No. FAS applies exclusively to sea and inland waterway transport. For air shipments, use FCA (Free Carrier). For rail or multimodal transport, FCA is also the appropriate Incoterm. Using FAS for non-maritime transport creates legal ambiguity and potential disputes over delivery obligations.
Neither party has a mandatory insurance obligation under FAS, unlike CIF or CIP terms. However, the buyer should arrange marine cargo insurance covering risks from the moment goods are placed alongside the vessel through final delivery. Many buyers extend coverage backward to factory origin for comprehensive protection.
The seller must provide proof of delivery (typically a dock receipt or warehouse receipt confirming goods were positioned alongside the vessel), commercial invoice, packing list, and export customs documentation. The seller is not responsible for obtaining the bill of lading, which is issued after loading—a buyer responsibility under FAS.
FAS creates unique payment timing challenges. Since seller obligations complete before loading, payment terms often trigger upon presentation of the dock receipt rather than the bill of lading.

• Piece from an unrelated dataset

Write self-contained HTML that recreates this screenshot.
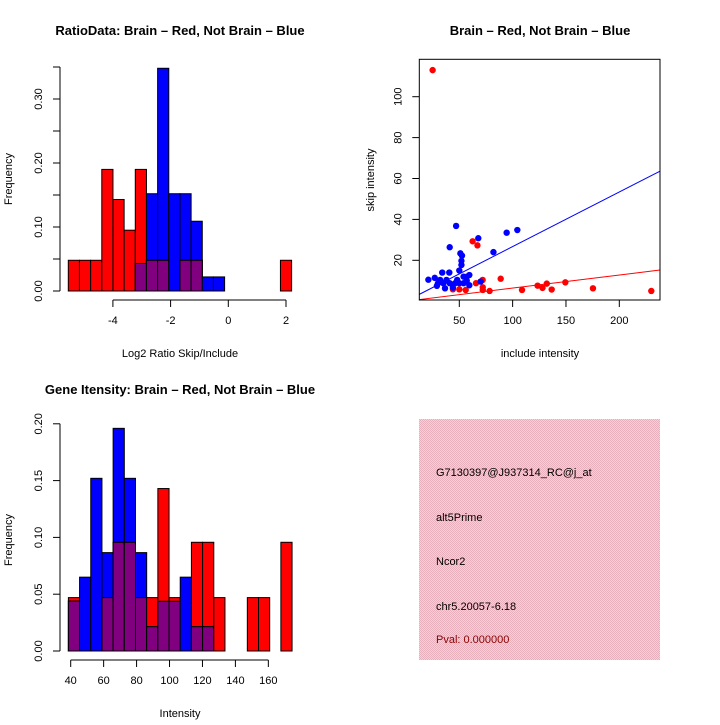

Buyers should structure letters of credit carefully to ensure documents match actual FAS delivery requirements rather than standard maritime documentation.
Frequent disputes include disagreements over the precise "alongside" location, responsibility for goods damaged while awaiting loading, demurrage charges when buyers delay loading operations, and allocation of port security or documentation fees. Clear contract specification of the exact delivery point and timeline expectations minimizes these conflicts.
The shift toward containerization, integrated terminal operations, and just-in-time logistics has reduced FAS practicality. Modern ports prefer single-party responsibility from gate to vessel. Additionally, the complexity of coordinating separate seller delivery and buyer loading creates operational inefficiencies that FOB or FCA terms avoid, making them preferred choices for contemporary supply chains.